[Entries with chart source code]
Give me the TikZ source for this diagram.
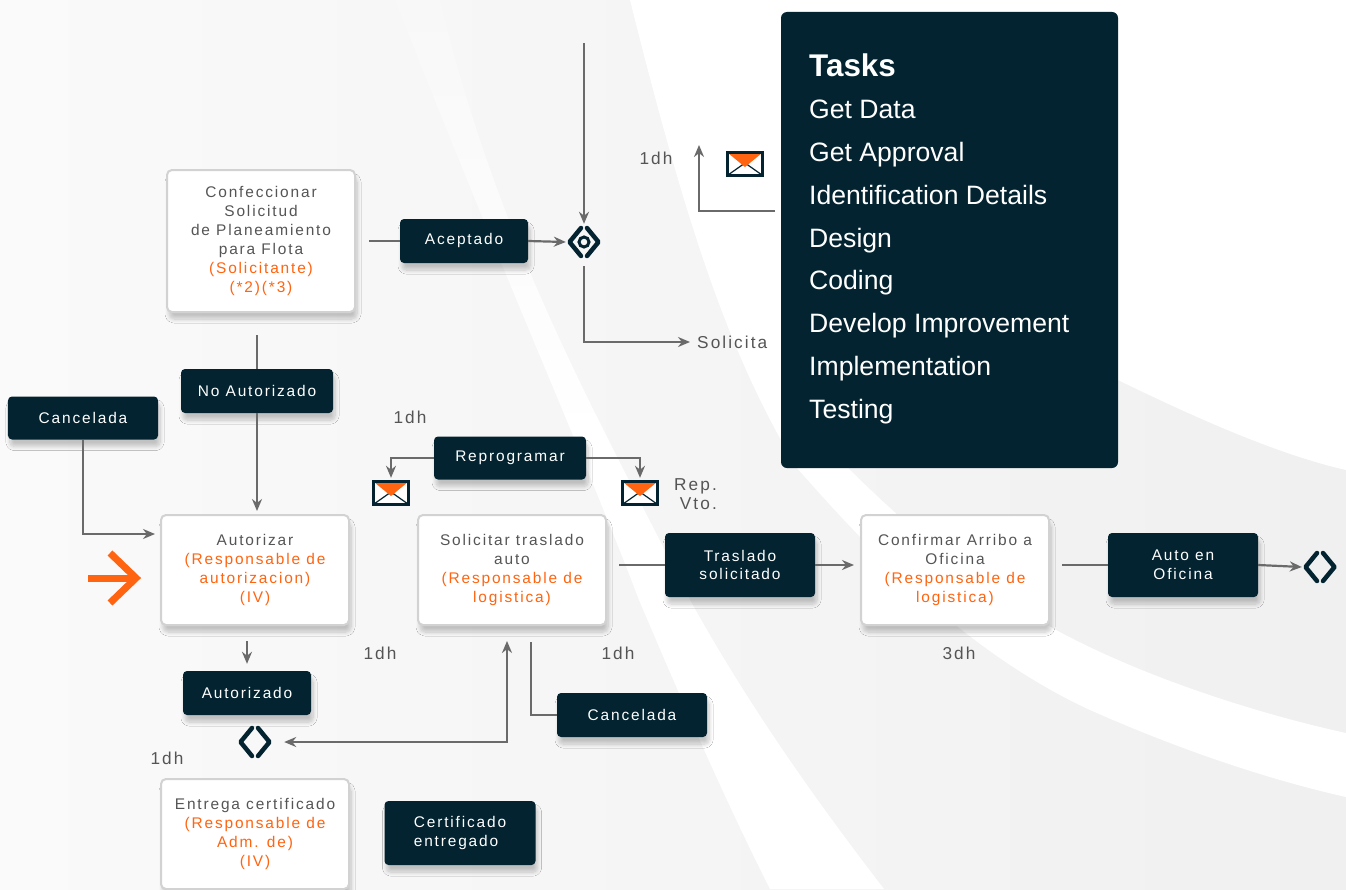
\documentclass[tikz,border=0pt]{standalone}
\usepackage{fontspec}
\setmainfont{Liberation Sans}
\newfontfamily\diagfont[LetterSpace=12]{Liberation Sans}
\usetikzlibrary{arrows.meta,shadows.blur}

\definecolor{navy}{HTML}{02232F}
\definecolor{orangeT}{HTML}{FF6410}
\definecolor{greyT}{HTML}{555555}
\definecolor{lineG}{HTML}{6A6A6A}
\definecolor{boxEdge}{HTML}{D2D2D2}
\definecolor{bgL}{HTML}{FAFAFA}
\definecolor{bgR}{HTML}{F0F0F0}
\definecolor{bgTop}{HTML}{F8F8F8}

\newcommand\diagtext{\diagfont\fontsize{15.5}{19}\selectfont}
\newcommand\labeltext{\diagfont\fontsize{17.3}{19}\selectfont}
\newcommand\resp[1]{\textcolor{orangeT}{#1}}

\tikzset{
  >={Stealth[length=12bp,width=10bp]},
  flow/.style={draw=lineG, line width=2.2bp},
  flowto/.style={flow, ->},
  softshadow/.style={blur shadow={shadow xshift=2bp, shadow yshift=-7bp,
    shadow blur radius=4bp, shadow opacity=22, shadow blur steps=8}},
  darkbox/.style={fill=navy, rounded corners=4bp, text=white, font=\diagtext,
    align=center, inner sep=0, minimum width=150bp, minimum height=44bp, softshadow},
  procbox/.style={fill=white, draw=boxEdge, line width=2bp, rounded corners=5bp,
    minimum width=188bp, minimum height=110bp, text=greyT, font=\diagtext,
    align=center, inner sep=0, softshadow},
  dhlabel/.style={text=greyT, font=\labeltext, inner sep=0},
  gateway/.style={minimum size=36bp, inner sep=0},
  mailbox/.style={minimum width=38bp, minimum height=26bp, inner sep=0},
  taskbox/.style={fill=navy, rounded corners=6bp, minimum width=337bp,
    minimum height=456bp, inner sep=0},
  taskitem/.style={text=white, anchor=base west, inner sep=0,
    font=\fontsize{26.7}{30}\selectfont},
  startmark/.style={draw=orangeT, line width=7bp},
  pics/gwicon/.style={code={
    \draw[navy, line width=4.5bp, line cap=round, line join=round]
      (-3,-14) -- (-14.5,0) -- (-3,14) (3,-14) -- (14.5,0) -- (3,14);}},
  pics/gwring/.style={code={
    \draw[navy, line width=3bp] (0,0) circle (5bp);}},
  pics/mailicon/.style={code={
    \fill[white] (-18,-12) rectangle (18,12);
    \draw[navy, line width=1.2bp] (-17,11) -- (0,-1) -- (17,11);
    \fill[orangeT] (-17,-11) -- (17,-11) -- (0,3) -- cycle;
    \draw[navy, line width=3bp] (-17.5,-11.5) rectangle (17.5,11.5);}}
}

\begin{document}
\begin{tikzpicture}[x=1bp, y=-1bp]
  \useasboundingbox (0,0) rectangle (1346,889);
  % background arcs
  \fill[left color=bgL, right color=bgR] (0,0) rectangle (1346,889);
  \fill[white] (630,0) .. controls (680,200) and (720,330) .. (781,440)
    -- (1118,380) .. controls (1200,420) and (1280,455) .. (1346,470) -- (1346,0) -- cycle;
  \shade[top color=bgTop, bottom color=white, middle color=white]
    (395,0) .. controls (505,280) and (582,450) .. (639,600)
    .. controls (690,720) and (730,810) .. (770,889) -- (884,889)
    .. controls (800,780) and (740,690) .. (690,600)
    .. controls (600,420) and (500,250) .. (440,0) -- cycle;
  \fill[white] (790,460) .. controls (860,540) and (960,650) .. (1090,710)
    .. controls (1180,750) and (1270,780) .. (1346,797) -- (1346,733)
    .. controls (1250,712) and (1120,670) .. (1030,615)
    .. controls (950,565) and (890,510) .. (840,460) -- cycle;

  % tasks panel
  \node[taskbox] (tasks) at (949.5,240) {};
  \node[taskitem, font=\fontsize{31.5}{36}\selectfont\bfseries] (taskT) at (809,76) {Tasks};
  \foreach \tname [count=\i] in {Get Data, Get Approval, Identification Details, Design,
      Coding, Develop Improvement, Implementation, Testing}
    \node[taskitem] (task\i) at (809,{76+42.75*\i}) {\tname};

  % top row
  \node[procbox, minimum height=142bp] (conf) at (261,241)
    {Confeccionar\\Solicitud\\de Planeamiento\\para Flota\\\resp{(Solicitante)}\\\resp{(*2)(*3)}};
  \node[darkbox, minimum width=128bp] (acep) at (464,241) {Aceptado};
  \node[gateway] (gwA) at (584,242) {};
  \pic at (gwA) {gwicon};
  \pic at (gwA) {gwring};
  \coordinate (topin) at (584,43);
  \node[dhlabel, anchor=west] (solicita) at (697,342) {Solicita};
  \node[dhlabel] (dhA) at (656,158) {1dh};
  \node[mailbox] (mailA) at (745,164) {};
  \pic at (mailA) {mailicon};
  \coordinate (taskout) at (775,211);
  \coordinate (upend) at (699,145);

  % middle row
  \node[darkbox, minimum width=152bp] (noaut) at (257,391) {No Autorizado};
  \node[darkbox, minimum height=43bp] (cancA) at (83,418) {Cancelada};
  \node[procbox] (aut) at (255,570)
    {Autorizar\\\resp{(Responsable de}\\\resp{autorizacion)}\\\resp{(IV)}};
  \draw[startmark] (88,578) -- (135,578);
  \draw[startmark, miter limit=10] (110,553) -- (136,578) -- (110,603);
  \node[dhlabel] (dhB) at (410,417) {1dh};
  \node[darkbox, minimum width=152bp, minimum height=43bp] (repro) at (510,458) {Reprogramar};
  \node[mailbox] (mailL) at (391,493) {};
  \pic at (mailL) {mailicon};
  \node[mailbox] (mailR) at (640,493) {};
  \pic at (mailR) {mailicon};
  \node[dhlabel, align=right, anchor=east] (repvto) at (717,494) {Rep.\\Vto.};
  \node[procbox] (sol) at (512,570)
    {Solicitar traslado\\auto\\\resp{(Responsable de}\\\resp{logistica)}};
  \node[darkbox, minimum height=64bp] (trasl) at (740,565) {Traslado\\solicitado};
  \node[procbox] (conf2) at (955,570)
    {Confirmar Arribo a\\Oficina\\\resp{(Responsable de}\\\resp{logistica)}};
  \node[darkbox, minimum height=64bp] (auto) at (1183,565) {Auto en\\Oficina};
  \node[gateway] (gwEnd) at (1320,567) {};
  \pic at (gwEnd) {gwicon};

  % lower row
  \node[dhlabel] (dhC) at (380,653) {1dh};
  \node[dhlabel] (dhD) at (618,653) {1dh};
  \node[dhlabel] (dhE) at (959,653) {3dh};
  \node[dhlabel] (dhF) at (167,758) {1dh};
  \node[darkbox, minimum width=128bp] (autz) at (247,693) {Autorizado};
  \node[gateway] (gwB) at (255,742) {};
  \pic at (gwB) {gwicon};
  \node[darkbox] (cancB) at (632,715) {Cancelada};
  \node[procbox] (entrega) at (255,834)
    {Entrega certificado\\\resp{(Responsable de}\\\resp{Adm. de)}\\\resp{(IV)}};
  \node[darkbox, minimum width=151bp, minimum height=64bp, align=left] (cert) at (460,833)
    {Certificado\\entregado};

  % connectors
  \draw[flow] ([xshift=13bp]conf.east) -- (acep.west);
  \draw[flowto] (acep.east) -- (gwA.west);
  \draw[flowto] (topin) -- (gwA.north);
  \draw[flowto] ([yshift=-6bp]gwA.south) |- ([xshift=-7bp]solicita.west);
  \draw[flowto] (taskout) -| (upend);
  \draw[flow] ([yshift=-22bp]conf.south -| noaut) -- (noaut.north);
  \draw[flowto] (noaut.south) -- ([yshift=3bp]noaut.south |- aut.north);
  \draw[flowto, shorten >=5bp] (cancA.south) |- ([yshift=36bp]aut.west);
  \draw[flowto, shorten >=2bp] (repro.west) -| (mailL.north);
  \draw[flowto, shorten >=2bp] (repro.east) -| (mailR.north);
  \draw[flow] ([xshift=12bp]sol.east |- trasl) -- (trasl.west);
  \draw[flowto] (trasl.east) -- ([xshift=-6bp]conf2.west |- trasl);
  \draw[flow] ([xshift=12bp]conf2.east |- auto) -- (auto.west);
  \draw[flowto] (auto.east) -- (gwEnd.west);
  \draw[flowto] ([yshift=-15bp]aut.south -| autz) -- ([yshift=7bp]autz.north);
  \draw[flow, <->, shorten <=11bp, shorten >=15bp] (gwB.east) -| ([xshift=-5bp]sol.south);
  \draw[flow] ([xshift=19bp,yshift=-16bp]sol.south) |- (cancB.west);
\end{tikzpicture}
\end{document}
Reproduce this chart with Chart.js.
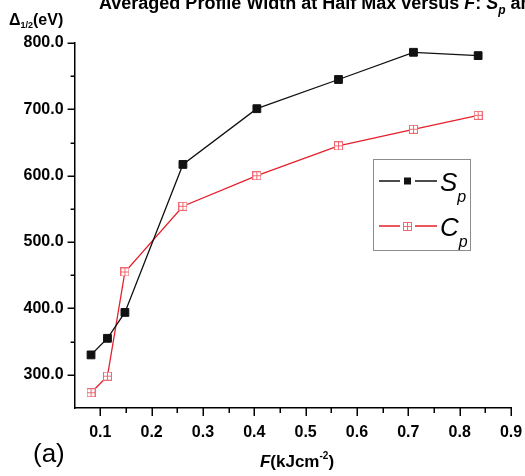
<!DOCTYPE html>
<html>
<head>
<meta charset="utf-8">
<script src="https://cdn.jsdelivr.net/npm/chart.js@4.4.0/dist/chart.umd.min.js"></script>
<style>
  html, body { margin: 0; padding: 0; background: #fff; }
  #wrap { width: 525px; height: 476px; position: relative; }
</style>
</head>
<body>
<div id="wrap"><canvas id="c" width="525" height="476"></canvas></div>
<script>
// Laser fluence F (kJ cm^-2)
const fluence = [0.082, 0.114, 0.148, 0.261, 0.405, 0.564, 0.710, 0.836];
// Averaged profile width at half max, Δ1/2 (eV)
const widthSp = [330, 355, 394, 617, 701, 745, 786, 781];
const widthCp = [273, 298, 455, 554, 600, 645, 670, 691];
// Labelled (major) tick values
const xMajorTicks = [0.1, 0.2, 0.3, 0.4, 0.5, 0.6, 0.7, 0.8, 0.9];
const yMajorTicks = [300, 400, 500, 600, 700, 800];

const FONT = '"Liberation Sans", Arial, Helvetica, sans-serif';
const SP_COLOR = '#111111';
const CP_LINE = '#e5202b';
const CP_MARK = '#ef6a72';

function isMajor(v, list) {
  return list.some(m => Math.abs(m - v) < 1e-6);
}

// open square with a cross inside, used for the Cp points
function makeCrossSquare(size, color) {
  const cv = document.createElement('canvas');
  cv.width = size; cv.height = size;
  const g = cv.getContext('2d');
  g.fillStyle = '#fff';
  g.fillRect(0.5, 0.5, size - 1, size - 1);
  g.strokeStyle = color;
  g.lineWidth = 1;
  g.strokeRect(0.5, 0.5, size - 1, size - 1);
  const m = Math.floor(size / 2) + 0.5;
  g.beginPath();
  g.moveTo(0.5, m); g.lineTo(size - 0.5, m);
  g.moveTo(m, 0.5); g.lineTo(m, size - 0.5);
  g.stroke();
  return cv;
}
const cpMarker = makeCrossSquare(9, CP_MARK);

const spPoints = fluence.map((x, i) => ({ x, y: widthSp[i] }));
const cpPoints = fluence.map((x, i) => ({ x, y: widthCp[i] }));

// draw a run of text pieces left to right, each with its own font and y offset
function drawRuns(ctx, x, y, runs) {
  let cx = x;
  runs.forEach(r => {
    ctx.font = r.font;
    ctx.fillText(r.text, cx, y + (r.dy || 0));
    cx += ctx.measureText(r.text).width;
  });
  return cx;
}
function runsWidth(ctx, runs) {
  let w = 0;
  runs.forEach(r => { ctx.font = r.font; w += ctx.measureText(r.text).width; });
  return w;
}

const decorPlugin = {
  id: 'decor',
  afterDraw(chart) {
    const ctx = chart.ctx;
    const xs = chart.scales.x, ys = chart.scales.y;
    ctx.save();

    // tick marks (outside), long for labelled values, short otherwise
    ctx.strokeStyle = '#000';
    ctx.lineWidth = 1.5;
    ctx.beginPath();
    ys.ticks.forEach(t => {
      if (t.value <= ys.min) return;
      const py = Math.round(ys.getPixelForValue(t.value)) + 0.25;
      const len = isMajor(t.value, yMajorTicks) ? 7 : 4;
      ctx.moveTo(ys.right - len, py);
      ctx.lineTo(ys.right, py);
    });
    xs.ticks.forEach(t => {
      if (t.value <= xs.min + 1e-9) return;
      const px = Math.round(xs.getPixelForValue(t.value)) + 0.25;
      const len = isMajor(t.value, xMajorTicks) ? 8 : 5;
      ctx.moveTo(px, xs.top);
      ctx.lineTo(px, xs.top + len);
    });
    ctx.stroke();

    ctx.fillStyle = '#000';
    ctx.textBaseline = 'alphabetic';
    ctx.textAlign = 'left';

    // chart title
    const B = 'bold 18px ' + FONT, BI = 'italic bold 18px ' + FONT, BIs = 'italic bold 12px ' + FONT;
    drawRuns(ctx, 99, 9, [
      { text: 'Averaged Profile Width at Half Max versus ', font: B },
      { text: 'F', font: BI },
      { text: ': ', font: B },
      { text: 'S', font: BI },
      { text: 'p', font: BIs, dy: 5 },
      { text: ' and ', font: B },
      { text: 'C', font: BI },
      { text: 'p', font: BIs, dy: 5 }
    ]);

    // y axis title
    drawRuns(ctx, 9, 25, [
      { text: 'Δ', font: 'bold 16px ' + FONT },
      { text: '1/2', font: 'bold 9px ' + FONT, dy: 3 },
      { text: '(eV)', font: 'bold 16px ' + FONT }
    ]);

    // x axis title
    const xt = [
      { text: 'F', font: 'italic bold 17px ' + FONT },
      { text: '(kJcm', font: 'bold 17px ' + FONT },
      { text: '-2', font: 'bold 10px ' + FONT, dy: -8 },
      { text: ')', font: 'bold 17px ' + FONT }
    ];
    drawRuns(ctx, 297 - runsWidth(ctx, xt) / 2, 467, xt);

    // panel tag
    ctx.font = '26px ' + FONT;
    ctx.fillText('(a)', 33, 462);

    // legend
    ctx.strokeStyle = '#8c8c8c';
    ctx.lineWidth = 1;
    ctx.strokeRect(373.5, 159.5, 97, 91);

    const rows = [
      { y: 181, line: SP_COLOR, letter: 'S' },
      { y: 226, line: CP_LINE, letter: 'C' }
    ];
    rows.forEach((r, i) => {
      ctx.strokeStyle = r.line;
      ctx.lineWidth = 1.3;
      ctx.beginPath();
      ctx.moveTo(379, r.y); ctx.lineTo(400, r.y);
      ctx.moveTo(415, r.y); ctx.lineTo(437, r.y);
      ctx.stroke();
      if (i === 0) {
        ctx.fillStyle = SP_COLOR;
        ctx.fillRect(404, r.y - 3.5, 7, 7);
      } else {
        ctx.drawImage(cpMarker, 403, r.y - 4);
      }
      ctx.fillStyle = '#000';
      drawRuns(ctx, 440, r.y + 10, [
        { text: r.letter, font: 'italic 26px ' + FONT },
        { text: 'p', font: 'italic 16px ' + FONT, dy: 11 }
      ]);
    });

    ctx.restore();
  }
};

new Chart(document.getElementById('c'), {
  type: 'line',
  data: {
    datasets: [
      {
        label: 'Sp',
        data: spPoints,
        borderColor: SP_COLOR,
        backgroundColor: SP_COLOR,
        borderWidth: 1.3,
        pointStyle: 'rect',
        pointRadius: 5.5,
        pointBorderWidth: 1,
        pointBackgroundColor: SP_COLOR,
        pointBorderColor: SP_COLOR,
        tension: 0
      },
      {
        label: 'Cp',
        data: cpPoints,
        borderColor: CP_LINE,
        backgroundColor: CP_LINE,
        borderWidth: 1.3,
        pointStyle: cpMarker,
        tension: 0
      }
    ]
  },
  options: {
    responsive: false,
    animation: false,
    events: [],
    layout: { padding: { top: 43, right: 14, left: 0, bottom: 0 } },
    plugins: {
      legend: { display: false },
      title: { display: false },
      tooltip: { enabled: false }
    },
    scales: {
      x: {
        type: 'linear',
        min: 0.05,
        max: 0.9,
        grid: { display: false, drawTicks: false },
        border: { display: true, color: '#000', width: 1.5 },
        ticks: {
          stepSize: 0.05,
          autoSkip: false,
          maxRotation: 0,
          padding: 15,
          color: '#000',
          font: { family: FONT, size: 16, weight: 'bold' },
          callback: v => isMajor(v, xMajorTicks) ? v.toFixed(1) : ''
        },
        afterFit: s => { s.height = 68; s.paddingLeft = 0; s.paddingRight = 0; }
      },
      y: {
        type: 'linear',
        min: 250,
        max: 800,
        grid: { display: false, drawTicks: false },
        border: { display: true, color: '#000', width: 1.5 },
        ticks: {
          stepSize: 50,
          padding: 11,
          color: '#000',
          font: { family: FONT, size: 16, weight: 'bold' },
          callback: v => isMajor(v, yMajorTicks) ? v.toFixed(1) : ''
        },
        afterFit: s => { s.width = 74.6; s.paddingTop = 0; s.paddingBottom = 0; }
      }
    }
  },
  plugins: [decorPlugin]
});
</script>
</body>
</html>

WHAT TO WORK ON
Give back, unchanged, each line from the one containing "Reproduce this chart with Chart.js." through the one containing "const cpMarker = makeCrossSquare(9, CP_MARK);". Pictures are to be left out.

THE ANSWER
Reproduce this chart with Chart.js.
<!DOCTYPE html>
<html>
<head>
<meta charset="utf-8">
<script src="https://cdn.jsdelivr.net/npm/chart.js@4.4.0/dist/chart.umd.min.js"></script>
<style>
  html, body { margin: 0; padding: 0; background: #fff; }
  #wrap { width: 525px; height: 476px; position: relative; }
</style>
</head>
<body>
<div id="wrap"><canvas id="c" width="525" height="476"></canvas></div>
<script>
// Laser fluence F (kJ cm^-2)
const fluence = [0.082, 0.114, 0.148, 0.261, 0.405, 0.564, 0.710, 0.836];
// Averaged profile width at half max, Δ1/2 (eV)
const widthSp = [330, 355, 394, 617, 701, 745, 786, 781];
const widthCp = [273, 298, 455, 554, 600, 645, 670, 691];
// Labelled (major) tick values
const xMajorTicks = [0.1, 0.2, 0.3, 0.4, 0.5, 0.6, 0.7, 0.8, 0.9];
const yMajorTicks = [300, 400, 500, 600, 700, 800];

const FONT = '"Liberation Sans", Arial, Helvetica, sans-serif';
const SP_COLOR = '#111111';
const CP_LINE = '#e5202b';
const CP_MARK = '#ef6a72';

function isMajor(v, list) {
  return list.some(m => Math.abs(m - v) < 1e-6);
}

// open square with a cross inside, used for the Cp points
function makeCrossSquare(size, color) {
  const cv = document.createElement('canvas');
  cv.width = size; cv.height = size;
  const g = cv.getContext('2d');
  g.fillStyle = '#fff';
  g.fillRect(0.5, 0.5, size - 1, size - 1);
  g.strokeStyle = color;
  g.lineWidth = 1;
  g.strokeRect(0.5, 0.5, size - 1, size - 1);
  const m = Math.floor(size / 2) + 0.5;
  g.beginPath();
  g.moveTo(0.5, m); g.lineTo(size - 0.5, m);
  g.moveTo(m, 0.5); g.lineTo(m, size - 0.5);
  g.stroke();
  return cv;
}
const cpMarker = makeCrossSquare(9, CP_MARK);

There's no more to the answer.